The “Great Repeal Bill”: A Huge Exercise in Legislative Copying and Pasting

So as to prevent the inevitable legal vacuum that would arise from removing the domestic constitutional basis upon which EU law has effect in the United Kingdom, sections 2-4 EUWA converts (almost) all EU law currently in force in the UK into a freestanding body of domestic law. This is done through the creation of a new body of domestic UK law known as “retained EU law.”

According to the explanatory notes to the EUWA, “the principal purpose of the Act is to provide a functioning statute book on the day the UK leaves the EU. As a general rule, the same rules and laws will apply on the day after exit as on the day before.” Despite initially being referred to as the “Great Repeal Bill”, therefore, the EUWA as enacted represents “a huge, and imperative, exercise in legislative copying and pasting.”

The EUWA’s creation of this novel body of law has given rise to a number of complex issues that cannot be dealt with in detail here, including: the status of retained EU law within the domestic hierarchy of legal acts (e.g. primary or secondary legislation); the future of the principle of supremacy of EU law and how it operates in relation to retained EU law and the future legal relevance of post-Brexit CJEU case law. (For a good overview of many of these issue see the House of Commons Library Briefing Paper on the Status of Retained EU Law, available here)

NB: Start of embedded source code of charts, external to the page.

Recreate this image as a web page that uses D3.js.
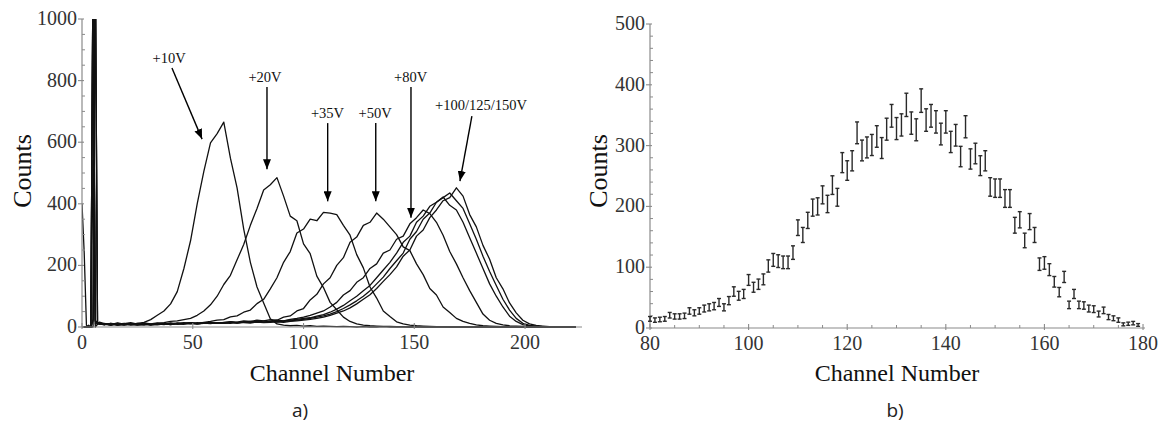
<!DOCTYPE html>
<html><head><meta charset="utf-8">
<script src="https://cdn.jsdelivr.net/npm/d3@7"></script>
<style>
html,body{margin:0;padding:0;background:#fff;}
svg{display:block;}
</style></head>
<body>
<svg id="chart" width="1168" height="425"></svg>
<script>
// ---------- Panel a) data ----------
const chLeft = [0,1,2,3,4,5,6,7,8,
 10,13,16,19,22,25,28,31,34,
 37,40,43,46,49,52,55,58,61,
 64,67,70,73,76,79,82,85,88,
 91,94,97,100,103,106,109,112,115,
 118,121,124,127,130,133,136,139,142,
 145,148,151,154,157,160,163,166,169,
 172,175,178,181,184,187,190,193,196,
 199,202,205,208,211,214,217,220,223];

const v10V = [400,240,6,0,0,1200,0,9,14,
 12,8,10,6,9,12,15,24,38,
 52,75,115,190,280,400,505,598,628,
 665,548,452,318,210,130,78,27,10,
 6,4,5,3,4,2,3,2,1,
 2,1,0,1,0,0,1,0,0,
 0,0,0,0,0,0,0,0,0,
 0,0,0,0,0,0,0,0,0,
 0,0,0,0,0,0,0,0,0];
const v20V = [0,0,0,0,0,0,1200,11,16,
 8,12,6,10,7,9,11,8,12,
 14,18,20,24,28,38,52,72,100,
 138,168,218,268,330,385,445,462,485,
 425,360,345,270,238,165,128,80,56,
 32,18,10,6,4,3,2,2,1,
 1,0,1,0,0,0,0,0,0,
 0,0,0,0,0,0,0,0,0,
 0,0,0,0,0,0,0,0,0];
const v35V = [0,0,0,0,0,540,20,14,9,
 10,6,9,12,8,6,10,7,9,
 11,8,12,10,14,12,15,18,22,
 24,33,36,48,55,76,90,124,160,
 210,245,305,318,350,345,372,370,365,
 330,298,235,192,130,94,52,34,17,
 10,6,4,3,2,1,1,0,0,
 0,0,0,0,0,0,0,0,0,
 0,0,0,0,0,0,0,0,0];
const v50V = [0,0,0,6,0,1200,18,12,10,
 7,10,5,8,11,7,9,6,10,
 8,12,9,11,13,10,12,14,12,
 15,17,16,20,18,22,20,24,22,
 32,36,52,60,88,106,140,160,200,
 225,275,292,330,340,370,350,325,300,
 260,248,205,170,125,104,65,47,28,
 18,12,7,4,3,2,1,1,0,
 0,0,0,0,0,0,0,0,0];
const v80V = [0,0,0,0,0,20,1200,10,14,
 9,6,11,7,10,8,6,9,7,
 10,8,11,9,12,10,13,11,14,
 12,15,13,16,18,16,20,18,22,
 20,25,28,32,38,45,52,65,80,
 104,118,145,160,190,205,240,250,285,
 295,335,355,380,368,340,298,245,205,
 160,118,80,42,22,12,7,4,3,
 2,1,0,0,0,0,0,0,0];
const v100V = [0,0,0,0,0,1200,10,12,9,
 11,8,13,9,7,12,10,8,11,
 9,13,10,12,14,11,13,15,12,
 14,16,13,17,15,18,16,19,18,
 20,22,25,28,30,35,40,48,58,
 70,85,100,118,135,160,185,210,240,
 275,295,340,360,392,405,422,395,380,
 340,290,240,190,140,100,65,35,18,
 8,4,2,1,0,0,0,0,0];
const v125V = [0,0,0,0,0,25,1200,15,11,
 8,12,9,11,14,9,12,10,13,
 11,9,13,12,10,14,12,15,13,
 12,16,14,15,17,16,15,18,17,
 18,20,22,25,28,32,36,42,50,
 60,72,85,100,118,140,162,190,215,
 240,285,310,350,370,405,420,435,410,
 385,335,285,230,180,135,90,55,28,
 12,5,3,1,0,0,0,0,0];
const v150V = [0,0,0,0,0,1200,22,10,10,
 10,7,12,9,11,8,13,10,9,
 12,10,11,14,12,10,13,12,14,
 13,12,15,14,13,16,14,15,17,
 15,18,20,22,25,28,32,38,45,
 52,62,75,90,105,125,148,170,195,
 230,250,295,315,355,380,410,420,452,
 425,365,325,265,220,160,124,78,46,
 22,10,5,3,1,0,0,0,0];
const seriesLeft = [v10V, v20V, v35V, v50V, v80V, v100V, v125V, v150V];

// annotations: label, text position (channel, count), arrow start, arrow end
const annLabels = ["+10V","+20V","+35V","+50V","+80V","+100/125/150V"];
const annText   = [[39.3,857],[82.6,795],[110.8,679],[132.3,679],[148.3,795],[180.1,705]];
const annFrom   = [[40.6,841],[83.5,779],[110.9,662],[132.6,662],[148.5,779],[176.0,685]];
const annTo     = [[54.2,610],[83.5,512],[110.9,408],[132.6,408],[148.5,355],[170.6,474]];

const xTicksL = [0,50,100,150,200];
const yTicksL = [0,200,400,600,800,1000];

// ---------- Panel b) data ----------
const chRight = [80,81,82,83,84,85,86,87,88,89,90,91,92,93,94,95,96,97,98,99,
 100,101,102,103,104,105,106,107,108,109,110,111,112,113,114,115,116,117,118,119,
 120,121,122,123,124,125,126,127,128,129,130,131,132,133,134,135,136,137,138,139,
 140,141,142,143,144,145,146,147,148,149,150,151,152,153,154,155,156,157,158,159,
 160,161,162,163,164,165,166,167,168,169,170,171,172,173,174,175,176,177,178,179];
const countsRight = [15,13,14,15,21,19,19,20,28,25,28,32,34,36,42,34,45,60,53,56,
 79,67,72,80,102,112,110,108,108,124,165,153,177,198,200,219,204,235,215,272,
 259,275,321,292,297,301,315,296,327,349,328,334,367,337,326,374,342,349,339,319,
 339,306,317,282,331,278,287,267,275,232,230,230,213,213,169,178,144,175,153,105,
 107,96,76,59,84,38,56,38,37,32,31,23,29,18,16,13,6,7,8,5];
const xTicksR = [80,100,120,140,160,180];
const yTicksR = [0,100,200,300,400,500];

// ---------- drawing ----------
const svg = d3.select("#chart");
const serif = "'Liberation Serif','Times New Roman',serif";
const axisCol = "#8a8a8a";
const txtCol = "#333";

function drawAxes(g, x, y, xTicks, yTicks, xMinor, yMinor) {
  const [x0, x1] = x.range();
  const [y0, y1] = y.range();
  g.append("line").attr("x1", x0).attr("x2", x1).attr("y1", y0).attr("y2", y0)
    .attr("stroke", axisCol).attr("stroke-width", 1.2);
  g.append("line").attr("x1", x0).attr("x2", x0).attr("y1", y0).attr("y2", y1)
    .attr("stroke", axisCol).attr("stroke-width", 1.2);
  // minor ticks
  g.selectAll(null).data(xMinor).join("line")
    .attr("x1", d => x(d)).attr("x2", d => x(d)).attr("y1", y0).attr("y2", y0 - 3)
    .attr("stroke", axisCol).attr("stroke-width", 1);
  g.selectAll(null).data(yMinor).join("line")
    .attr("x1", x0).attr("x2", x0 + 3).attr("y1", d => y(d)).attr("y2", d => y(d))
    .attr("stroke", axisCol).attr("stroke-width", 1);
  // major ticks
  g.selectAll(null).data(xTicks).join("line")
    .attr("x1", d => x(d)).attr("x2", d => x(d)).attr("y1", y0 + 2).attr("y2", y0 - 4)
    .attr("stroke", axisCol).attr("stroke-width", 1.1);
  g.selectAll(null).data(yTicks).join("line")
    .attr("x1", x0 - 4).attr("x2", x0 + 2).attr("y1", d => y(d)).attr("y2", d => y(d))
    .attr("stroke", axisCol).attr("stroke-width", 1.1);
  // labels
  g.selectAll(null).data(xTicks).join("text")
    .attr("x", d => x(d)).attr("y", y0 + 22).attr("text-anchor", "middle")
    .attr("font-family", serif).attr("font-size", 20).attr("fill", txtCol).text(d => d);
  g.selectAll(null).data(yTicks).join("text")
    .attr("x", x0 - 5).attr("y", d => y(d) + 6).attr("text-anchor", "end")
    .attr("font-family", serif).attr("font-size", 20).attr("fill", txtCol).text(d => d);
}

// ----- panel a -----
const xL = d3.scaleLinear().domain([0, 225.7]).range([82, 582]);
const yL = d3.scaleLinear().domain([0, 1000]).range([327, 19]);
const gA = svg.append("g");

svg.append("defs").html(`
  <clipPath id="clipA"><rect x="82" y="19" width="500" height="310"></rect></clipPath>
  <marker id="arr" viewBox="0 0 10 8" refX="10" refY="4" markerWidth="10" markerHeight="8" markerUnits="userSpaceOnUse" orient="auto">
    <path d="M0,0 L10,4 L0,8 Z" fill="#000"></path>
  </marker>`);

const lineL = d3.line().x((d, i) => xL(chLeft[i])).y(d => yL(d));
gA.append("g").attr("clip-path", "url(#clipA)")
  .selectAll("path").data(seriesLeft).join("path")
  .attr("d", d => lineL(d)).attr("fill", "none")
  .attr("stroke", "#111").attr("stroke-width", 1.3).attr("stroke-linejoin", "round");

drawAxes(gA, xL, yL, xTicksL, yTicksL, [], d3.range(0, 1001, 50).filter(v => v % 200 !== 0));

// annotations
gA.selectAll(null).data(annLabels).join("text")
  .attr("x", (d, i) => xL(annText[i][0])).attr("y", (d, i) => yL(annText[i][1]))
  .attr("text-anchor", "middle").attr("font-family", serif).attr("font-size", 14.5)
  .attr("fill", "#111").text(d => d);
gA.selectAll(null).data(annLabels).join("line")
  .attr("x1", (d, i) => xL(annFrom[i][0])).attr("y1", (d, i) => yL(annFrom[i][1]))
  .attr("x2", (d, i) => xL(annTo[i][0])).attr("y2", (d, i) => yL(annTo[i][1]))
  .attr("stroke", "#000").attr("stroke-width", 1.4).attr("marker-end", "url(#arr)");

gA.append("text").attr("transform", `translate(${31},${171}) rotate(-90)`)
  .attr("text-anchor", "middle").attr("font-family", serif).attr("font-size", 26)
  .attr("fill", "#111").text("Counts");
gA.append("text").attr("x", 332).attr("y", 381).attr("text-anchor", "middle")
  .attr("font-family", serif).attr("font-size", 24).attr("fill", "#111").text("Channel Number");
gA.append("text").attr("x", 300).attr("y", 417).attr("text-anchor", "middle")
  .attr("font-family", "'Open Sans','Noto Sans',sans-serif").attr("font-size", 19)
  .attr("fill", "#222").text("a)");

// ----- panel b -----
const xR = d3.scaleLinear().domain([80, 180.4]).range([650, 1145]);
const yR = d3.scaleLinear().domain([0, 500]).range([328, 24]);
const gB = svg.append("g");
drawAxes(gB, xR, yR, xTicksR, yTicksR,
  d3.range(80, 181, 5).filter(v => v % 20 !== 0),
  d3.range(0, 501, 20).filter(v => v % 100 !== 0));

const eb = gB.append("g").attr("stroke", "#2a2a2a").attr("stroke-width", 1.4);
chRight.forEach((c, i) => {
  const v = countsRight[i], e = Math.sqrt(v);
  const cx = xR(c), yt = yR(v + e), yb = yR(Math.max(0, v - e));
  eb.append("line").attr("x1", cx).attr("x2", cx).attr("y1", yt).attr("y2", yb);
  eb.append("line").attr("x1", cx - 2).attr("x2", cx + 2).attr("y1", yt).attr("y2", yt);
  eb.append("line").attr("x1", cx - 2).attr("x2", cx + 2).attr("y1", yb).attr("y2", yb);
});

gB.append("text").attr("transform", `translate(${607},${171}) rotate(-90)`)
  .attr("text-anchor", "middle").attr("font-family", serif).attr("font-size", 26)
  .attr("fill", "#111").text("Counts");
gB.append("text").attr("x", 897).attr("y", 381).attr("text-anchor", "middle")
  .attr("font-family", serif).attr("font-size", 24).attr("fill", "#111").text("Channel Number");
gB.append("text").attr("x", 895).attr("y", 417).attr("text-anchor", "middle")
  .attr("font-family", "'Open Sans','Noto Sans',sans-serif").attr("font-size", 19)
  .attr("fill", "#222").text("b)");
</script>
</body></html>
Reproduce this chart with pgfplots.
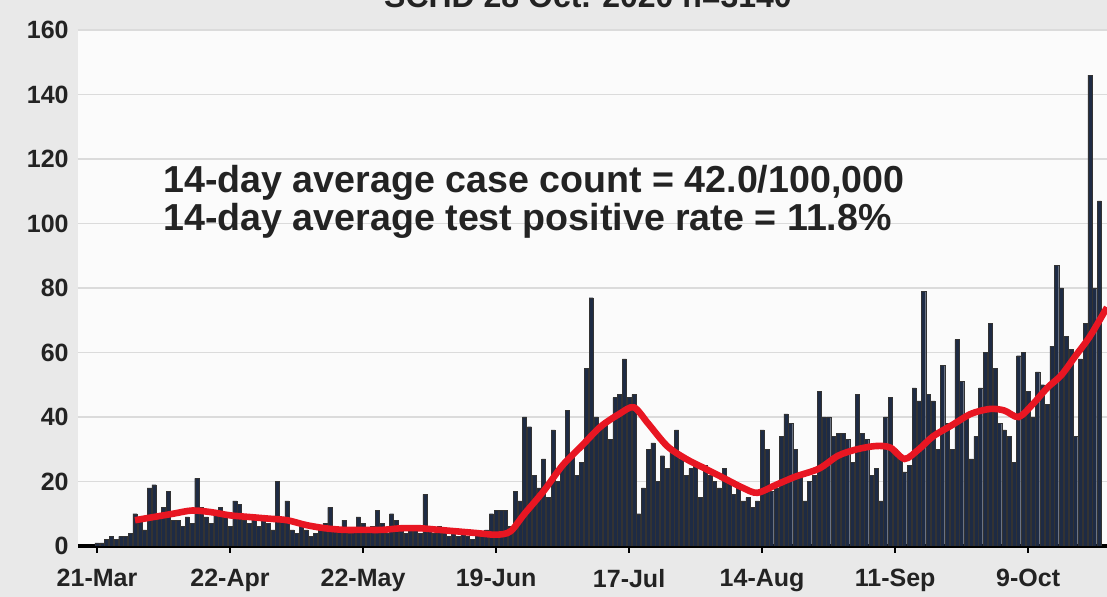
\documentclass[border=0pt]{standalone}
\usepackage{fontspec}
\setmainfont{Liberation Sans}
\usepackage{pgfplots}
\pgfplotsset{compat=1.18}
\definecolor{bgcol}{RGB}{233,233,233}
\definecolor{plotbg}{RGB}{251,251,251}
\definecolor{barcol}{RGB}{30,43,68}
\definecolor{redline}{RGB}{232,22,34}
\definecolor{txt}{RGB}{35,35,35}

\pgfplotstableread{
d v
0 1
1 1
2 2
3 3
4 2
5 3
6 3
7 4
8 10
9 9
10 5
11 18
12 19
13 9
14 12
15 17
16 8
17 8
18 6
19 9
20 7
21 21
22 12
23 9
24 7
25 11
26 12
27 9
28 6
29 14
30 13
31 8
32 7
33 9
34 6
35 8
36 7
37 5
38 20
39 9
40 14
41 5
42 4
43 6
44 5
45 3
46 4
47 5
48 7
49 12
50 6
51 5
52 8
53 4
54 5
55 9
56 7
57 5
58 6
59 11
60 7
61 4
62 10
63 8
64 5
65 4
66 6
67 5
68 4
69 16
70 5
71 4
72 6
73 5
74 3
75 4
76 3
77 5
78 3
79 2
80 4
81 3
82 5
83 10
84 11
85 11
86 11
87 6
88 17
89 14
90 40
91 37
92 22
93 18
94 27
95 15
96 36
97 20
98 24
99 42
100 28
101 22
102 26
103 55
104 77
105 40
106 37
107 38
108 33
109 46
110 47
111 58
112 46
113 47
114 10
115 18
116 30
117 32
118 20
119 28
120 24
121 30
122 36
123 27
124 22
125 24
126 26
127 15
128 25
129 22
130 20
131 18
132 24
133 20
134 16
135 18
136 14
137 15
138 12
139 14
140 36
141 30
142 17
143 18
144 34
145 41
146 38
147 30
148 22
149 14
150 20
151 22
152 48
153 40
154 40
155 34
156 35
157 35
158 33
159 26
160 47
161 35
162 33
163 22
164 24
165 14
166 40
167 46
168 30
169 28
170 23
171 25
172 49
173 45
174 79
175 47
176 45
177 30
178 56
179 38
180 30
181 64
182 51
183 40
184 27
185 34
186 49
187 60
188 69
189 55
190 38
191 36
192 34
193 26
194 59
195 60
196 48
197 40
198 54
199 50
200 44
201 62
202 87
203 80
204 65
205 61
206 34
207 58
208 69
209 146
210 80
211 107
}\bars

\pgfplotstableread{
d v
8 8
12 9
16 10
20 11
24 10.5
28 9.5
32 9
36 8.5
40 8
44 6.5
48 5.5
52 5
56 5
60 5
64 5.5
68 5.5
72 5
76 4.5
80 4
84 3.5
87 4.5
90 10
94 17
98 25
102 31
106 37
110 41
113 43
116 38
120 31
124 27
128 24
132 21
136 18
139 16.5
143 19
147 21.5
152 24
156 28
160 30
164 31
167 30.5
170 27
173 30
176 34
180 37.5
184 41
188 42.5
191 42
194 40
197 44
200 49
203 53
206 59
209 65
212.6 74
}\avg

\begin{document}
\begin{tikzpicture}
\fill[bgcol] (-39pt,-25.5pt) rectangle (514.5pt,273pt);
\begin{axis}[
  at={(0,0)}, anchor=south west,
  scale only axis, width=514.5pt, height=258pt,
  xmin=-4, xmax=212.6, ymin=0, ymax=160,
  axis background/.style={fill=plotbg},
  axis x line=bottom, axis y line=left,
  x axis line style={-, line width=1.6pt, black},
  y axis line style={draw=none},
  ytick={0,20,...,160},
  yticklabels={0,20,40,60,80,100,120,140,160},
  xtick={0,28,56,84,112,140,168,196},
  xticklabels={21-Mar,22-Apr,22-May,19-Jun,17-Jul,14-Aug,11-Sep,9-Oct},
  ymajorgrids, grid style={draw=black!14, line width=0.8pt},
  tick align=outside, major tick length=3.5pt,
  xtick style={black, line width=1.2pt},
  ytick style={draw=none},
  ticklabel style={font=\bfseries\fontsize{12.5}{14}\selectfont, text=txt},
  yticklabel style={anchor=east, inner sep=0pt, xshift=-1pt},
  xticklabel style={anchor=north, inner sep=0pt, yshift=-8pt},
  clip=true,
]
\addplot[ybar, bar width=0.86, bar shift=0pt, fill=barcol, draw=black!80, line width=0.15pt] table[x=d, y=v] {\bars};
\addplot[smooth, tension=0.5, redline, line width=3.3pt] table[x=d, y=v] {\avg};
\end{axis}
\node[anchor=base west, text=txt, font=\bfseries\fontsize{18.8}{19}\selectfont, inner sep=0pt] at (42.5pt,176.5pt) {14-day average case count = 42.0/100,000};
\node[anchor=base west, text=txt, font=\bfseries\fontsize{18.8}{19}\selectfont, inner sep=0pt] at (42.5pt,157.5pt) {14-day average test positive rate = 11.8\%};
\node[anchor=base, text=txt, font=\bfseries\fontsize{16}{18}\selectfont, inner sep=0pt] at (255pt,269pt) {SCHD 28 Oct. 2020 n=3140};
\pgfresetboundingbox
\useasboundingbox (-39pt,-25.5pt) rectangle (514.5pt,273pt);
\end{tikzpicture}
\end{document}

Amending Retained EU Law: Disrupting the Constitutional Balance of Powers between Parliament and Government

Having retained this vast body of EU law via the EUWA, the next issue to be resolved is what to do with it moving forward? After all, much of the rationale for Brexit would be frustrated if the UK parliament opted to retain in perpetuity all those EU laws which applied in the UK at 10.59pm on 29th March 2019. While the UK is a member of the EU, the UK parliament is precluded from legislating in a manner that is incompatible with provisions of EU law. This ultimately stems from the principle that EU law is supreme over conflicting provisions of national law.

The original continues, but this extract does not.